Hell’s Pawns Part 4 of 6: The Palace of Jubilations continues with the piece of fiction.

The Bestiary starts with a new wandering monster table for Westcrown, this time with a greater number of devils wandering the city. There are also a number of new monsters. There are three new devils, one of which comes in two types and another is an example of what may be a new type, and a new type of undead and a magic item that can be used to create it (both based on the dragon’s teeth from Greek mythology).

Finally, Pregenerated Characters has the four characters from the previous books but raised in level.

The Infernal Syndrome in Review

The PDF is well bookmarked with the major and minor sections linked, and including the sidebars. The Table of Contents only lists the major sections. Navigation is as a result above average.

The text maintains a two column format on the Adventure Path’s standard (albeit printer unfriendly) full colour background and a number of minor errors were noticed. The supplement is also extensively illustrated, with many full colour illustrations up to around half a page in size, including one for each new monster, and with several full colour battlemaps as well. Presentation is as a result very good.

The adventure itself has a number of things, including a moral dilemma, building up to the main exploration of the Nessian Spiral. There are various side ways of earning experience and dangerous encounters in the region outside the mansion and in its ruins.

The exploration of the Nessian Spiral is dangerous and ends in a dangerous encounter. The pit fiend who is imprisoned is, in some ways, a little odd. Firstly, this pit fiend is more dangerous than a regular one – and regular ones are dangerous enough at this level – so he’s been crippled to make the encounter possible. Surely it would have been better to have a less powerful creature to begin with. Secondly, this pit fiend is really hard to, permanently, kill, and characters may only be able to banish him. Given that he has a habit of holding grudges, he might in such case reappear at a later date, and at full strength, which is another added danger. On the whole, the boss fight of this adventure seems to be with a deliberately crippled boss who was too dangerous to start with, rather than being with one of an appropriate level.

More details are provided on the Hellknights but, even though such as the origin of their name, the Hellknight orders’ link to Hell still does not seem to make a lot of sense. Surely, given their devotion to pure order, they would be more likely to have linked with a plane devoted to pure Lawful Neutral, not Lawful Evil. The Hellknights perhaps make more sense than they did in the previous supplement, but they still seem odd.

The new wandering monster table in the Bestiary seems a little broken; the majority of the encounters are with devils yet the GM is advised to not actually make that the case, but to vary the encounters. Surely it would have been better to have fewer encounters with devils in the table, and have a secondary table for rolling encounters with devils on, to vary the types. As it is, it seems the GM is being advised to regularly ignore the results when rolled, which makes having a random table pointless.

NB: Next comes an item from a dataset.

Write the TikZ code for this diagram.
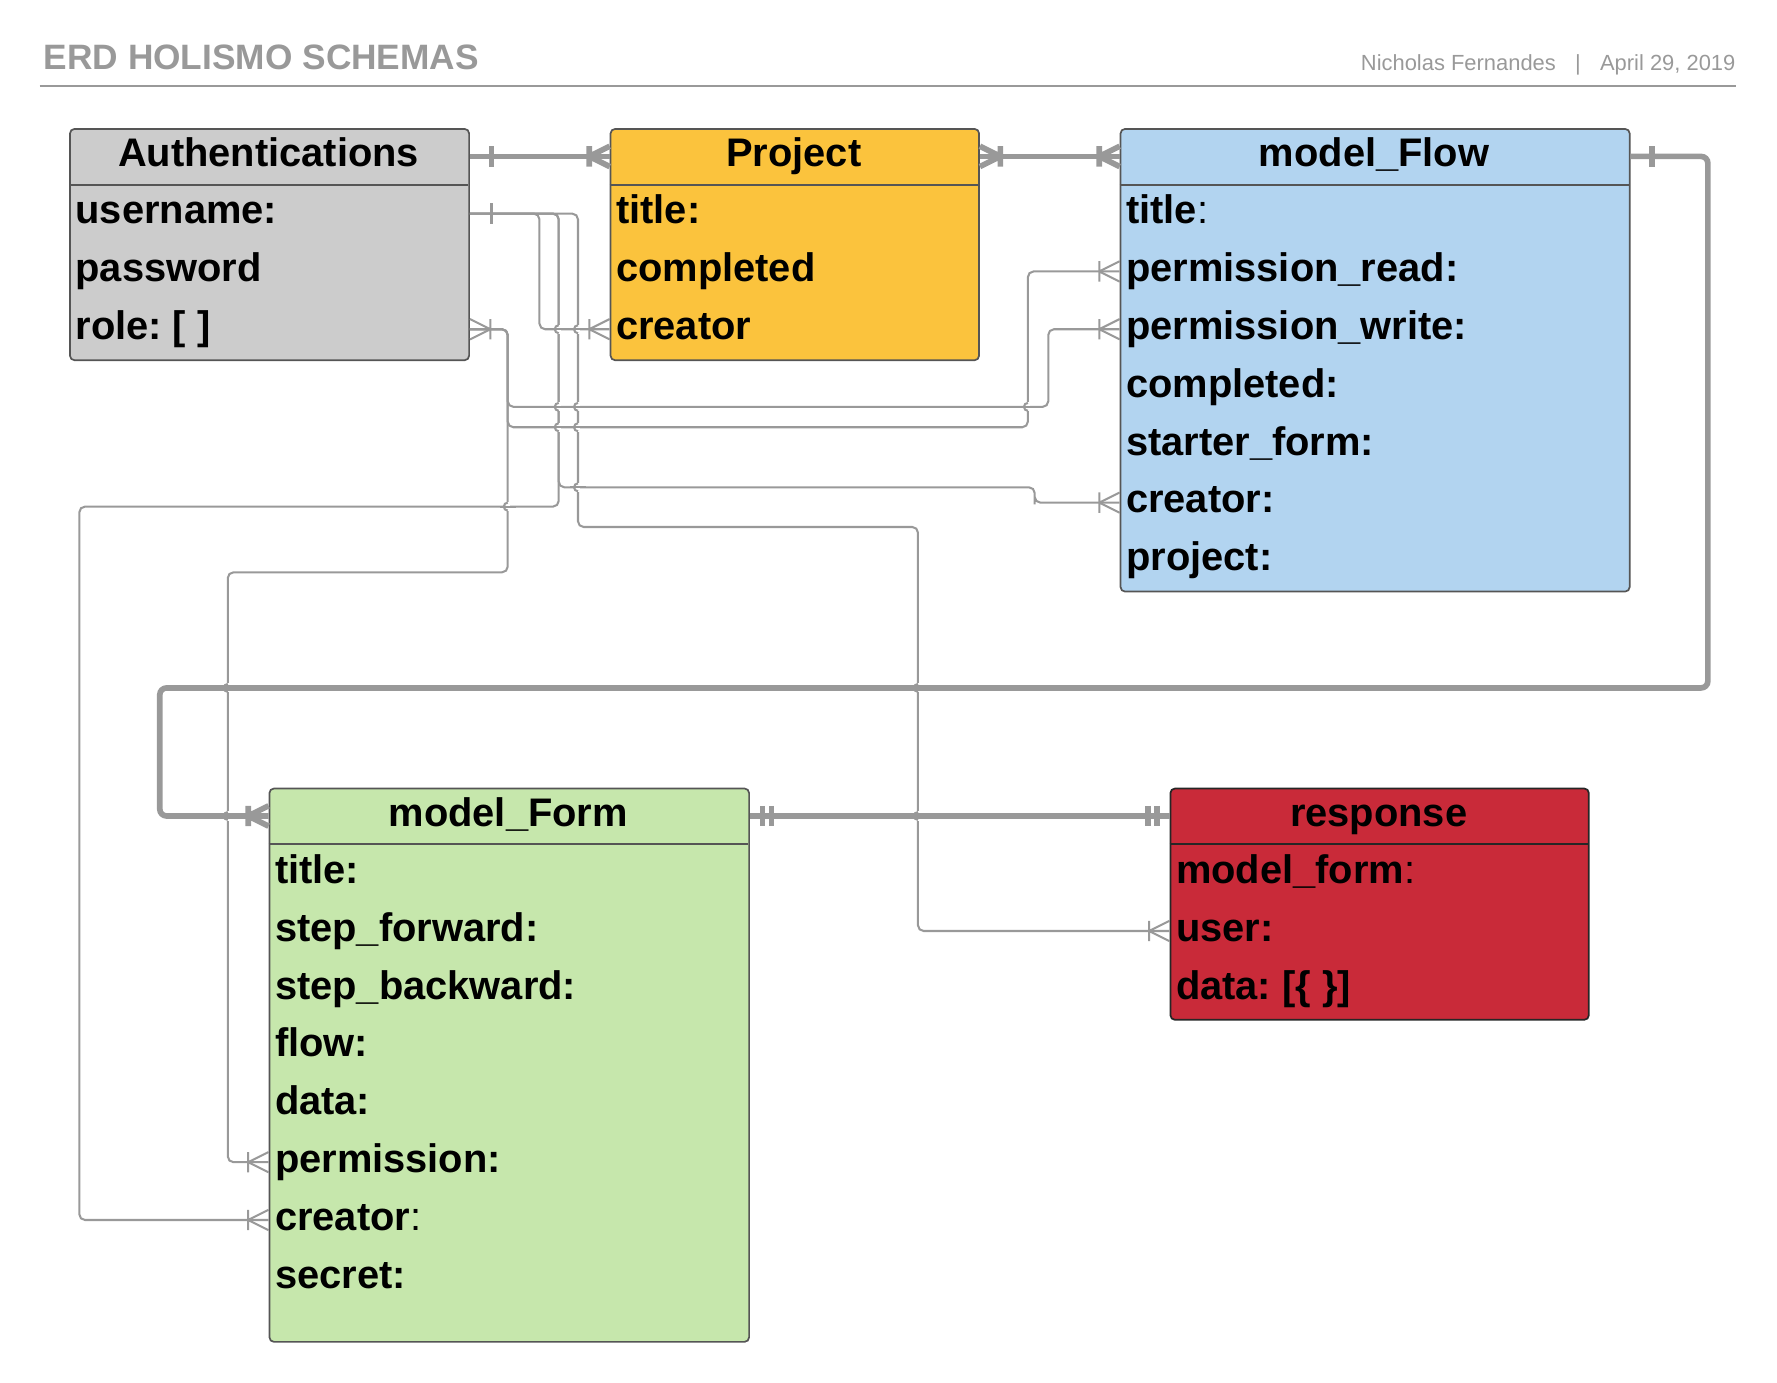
\documentclass[tikz,border=0pt]{standalone}
\usepackage{fontspec}
\setmainfont{Liberation Sans}
\usepackage{tikz}
\frenchspacing

\definecolor{linegray}{HTML}{999999}
\definecolor{headgray}{HTML}{999999}
\definecolor{boxline}{HTML}{555555}
\definecolor{authfill}{HTML}{CCCCCC}
\definecolor{projfill}{HTML}{FBC33D}
\definecolor{flowfill}{HTML}{B2D4F0}
\definecolor{formfill}{HTML}{C6E7AC}
\definecolor{respfill}{HTML}{C92A39}

% vertical line jumps over a horizontal one
\newcommand{\linehop}[3][rel]{%
  \fill[white] (#2-1.6,#3-4) rectangle (#2+1.6,#3+4);
  \draw[#1] (#2-7,#3) -- (#2+7,#3);
  \draw[rel] (#2,#3-3.5) arc[start angle=90, end angle=270, radius=0.035cm];
}

\begin{document}
\begin{tikzpicture}[x=0.01cm, y=-0.01cm,
  entity/.style={draw=boxline, line width=0.015cm, rounded corners=0.04cm, anchor=north west, inner sep=0pt},
  divider/.style={draw=boxline, line width=0.015cm},
  field/.style={anchor=west, inner xsep=0.05cm, inner ysep=0pt, text height=0.25cm, text depth=0.07cm, font=\bfseries\fontsize{10}{12}\selectfont},
  head/.style={field, anchor=center},
  rel/.style={draw=linegray, line width=0.018cm, rounded corners=0.05cm},
  relthick/.style={draw=linegray, line width=0.05cm, rounded corners=0.06cm},
  endthin/.style={draw=linegray, line width=0.018cm},
  endthick/.style={draw=linegray, line width=0.05cm},
  one/.pic={\draw[pic actions] (-19,-9) -- (-19,9);},
  many/.pic={\draw[pic actions] (-18,-9) -- (-18,9) (-18,0) -- (0,-9) (-18,0) -- (0,9);},
  onlyone/.pic={\draw[pic actions] (-11,-9) -- (-11,9) (-19,-9) -- (-19,9);}]
\useasboundingbox (0,0) rectangle (1568,1220);

% page header
\node[anchor=base west, inner sep=0pt, text=headgray, font=\bfseries\fontsize{8.85}{10}\selectfont] (title) at (38,61) {ERD HOLISMO SCHEMAS};
\node[anchor=base east, inner sep=0pt, text=headgray, font=\fontsize{5.5}{7}\selectfont] (byline) at (1532,62) {Nicholas Fernandes\hspace{0.17cm}|\hspace{0.17cm}April 29, 2019};
\draw[draw=headgray, line width=0.02cm] (35,76) -- (1532,76);

% Authentications
\node[entity, fill=authfill, minimum width=3.52cm, minimum height=2.04cm] (auth) at (61,113) {};
\draw[divider] (61,163) -- (413,163);
\node[head] (auth-h) at (237,138) {Authentications};
\node[field] (auth-user) at (61,188.5) {username:};
\node[field] (auth-pass) at (61,239.5) {password};
\node[field] (auth-role) at (61,290.5) {role: [ ]};

% Project
\node[entity, fill=projfill, minimum width=3.25cm, minimum height=2.04cm] (proj) at (538,113) {};
\draw[divider] (538,163) -- (863,163);
\node[head] (proj-h) at (700.5,138) {Project};
\node[field] (proj-title) at (538,188.5) {title:};
\node[field] (proj-done) at (538,239.5) {completed};
\node[field] (proj-creator) at (538,290.5) {creator};

% model_Flow
\node[entity, fill=flowfill, minimum width=4.49cm, minimum height=4.08cm] (flow) at (988,113) {};
\draw[divider] (988,163) -- (1437,163);
\node[head] (flow-h) at (1212.5,138) {model\_Flow};
\node[field] (flow-title) at (988,188.5) {title\textmd{:}};
\node[field] (flow-pread) at (988,239.5) {permission\_read:};
\node[field] (flow-pwrite) at (988,290.5) {permission\_write:};
\node[field] (flow-done) at (988,341.5) {completed:};
\node[field] (flow-start) at (988,392.5) {starter\_form:};
\node[field] (flow-creator) at (988,443.5) {creator:};
\node[field] (flow-proj) at (988,494.5) {project:};

% model_Form
\node[entity, fill=formfill, minimum width=4.23cm, minimum height=4.88cm] (form) at (237,695) {};
\draw[divider] (237,745) -- (660,745);
\node[head] (form-h) at (448.5,720) {model\_Form};
\node[field] (form-title) at (237,770.5) {title:};
\node[field] (form-fwd) at (237,821.5) {step\_forward:};
\node[field] (form-back) at (237,872.5) {step\_backward:};
\node[field] (form-flow) at (237,923.5) {flow:};
\node[field] (form-data) at (237,974.5) {data:};
\node[field] (form-perm) at (237,1025.5) {permission:};
\node[field] (form-creator) at (237,1076.5) {creator\textmd{:}};
\node[field] (form-secret) at (237,1127.5) {secret:};

% response
\node[entity, draw=black!85, fill=respfill, minimum width=3.69cm, minimum height=2.04cm] (resp) at (1032,695) {};
\draw[divider, draw=black!85] (1032,745) -- (1401,745);
\node[head] (resp-h) at (1216.5,720) {response};
\node[field] (resp-form) at (1032,770.5) {model\_form\textmd{:}};
\node[field] (resp-user) at (1032,821.5) {user:};
\node[field] (resp-data) at (1032,872.5) {data: [\{ \}]};

% header to header relations
\draw[relthick] (auth.east |- auth-h) -- (proj.west |- proj-h);
\draw[relthick] (proj.east |- proj-h) -- (flow.west |- flow-h);
\draw[relthick] (flow.east |- flow-h) -| (1507,400) |- (141,607) |- (form.west |- form-h);
\draw[relthick] (form.east |- form-h) -- (resp.west |- resp-h);

% field relations
\draw[rel] (auth.east |- auth-user) -| (476,240) |- (proj.west |- proj-creator);
\draw[rel] (auth.east |- auth-user) -| (493,447) -| (70,800) |- (form.west |- form-creator);
\draw[rel] (auth.east |- auth-user) -| (493,430) -| (913,440) |- (flow.west |- flow-creator);
\draw[rel] (auth.east |- auth-user) -| (510,465) -| (810,600) |- (resp.west |- resp-user);
\draw[rel] (auth.east |- auth-role) -| (448,377) -| (907,300) |- (flow.west |- flow-pread);
\draw[rel] (auth.east |- auth-role) -| (448,359) -| (925,320) |- (flow.west |- flow-pwrite);
\draw[rel] (auth.east |- auth-role) -| (448,505) -| (201,800) |- (form.west |- form-perm);

% line ends
\pic[endthick, xscale=-1] at (auth.east |- auth-h) {one};
\pic[endthick] at (proj.west |- proj-h) {many};
\pic[endthick, xscale=-1] at (proj.east |- proj-h) {many};
\pic[endthick] at (flow.west |- flow-h) {many};
\pic[endthick, xscale=-1] at (flow.east |- flow-h) {one};
\pic[endthick] at (form.west |- form-h) {many};
\pic[endthick, xscale=-1] at (form.east |- form-h) {onlyone};
\pic[endthick] at (resp.west |- resp-h) {onlyone};
\pic[endthin, xscale=-1] at (auth.east |- auth-user) {one};
\pic[endthin, xscale=-1] at (auth.east |- auth-role) {many};
\pic[endthin] at (proj.west |- proj-creator) {many};
\pic[endthin] at (flow.west |- flow-pread) {many};
\pic[endthin] at (flow.west |- flow-pwrite) {many};
\pic[endthin] at (flow.west |- flow-creator) {many};
\pic[endthin] at (form.west |- form-perm) {many};
\pic[endthin] at (form.west |- form-creator) {many};
\pic[endthin] at (resp.west |- resp-user) {many};

% line jumps
\linehop[relthick]{201}{607}
\linehop[relthick]{201}{720}
\linehop[relthick]{810}{607}
\linehop[relthick]{810}{720}
\linehop{448}{447}
\linehop{493}{290.5}
\linehop{493}{359}
\linehop{493}{377}
\linehop{510}{290.5}
\linehop{510}{359}
\linehop{510}{377}
\linehop{510}{430}
\linehop{907}{359}
\end{tikzpicture}
\end{document}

The monsters themselves provide some new potential encounters.

The adventure does seem to be flawed, as mentioned earlier, by having a too-powerful and as a result crippled main boss at the end of it. Fortunately, even if the characters lose (as long as they aren’t permanently dead) the adventure path is not totally derailed – although they will become less popular if the rampaging pit fiend destroys a large area of the city. The, at times over-the-top lethal, dungeon (the Nessian Spiral) is the major focus of the adventure; the two preceding sections are fairly minor. Still, The Infernal Syndrome keeps the adventure ticking along, although it could do with some improvement.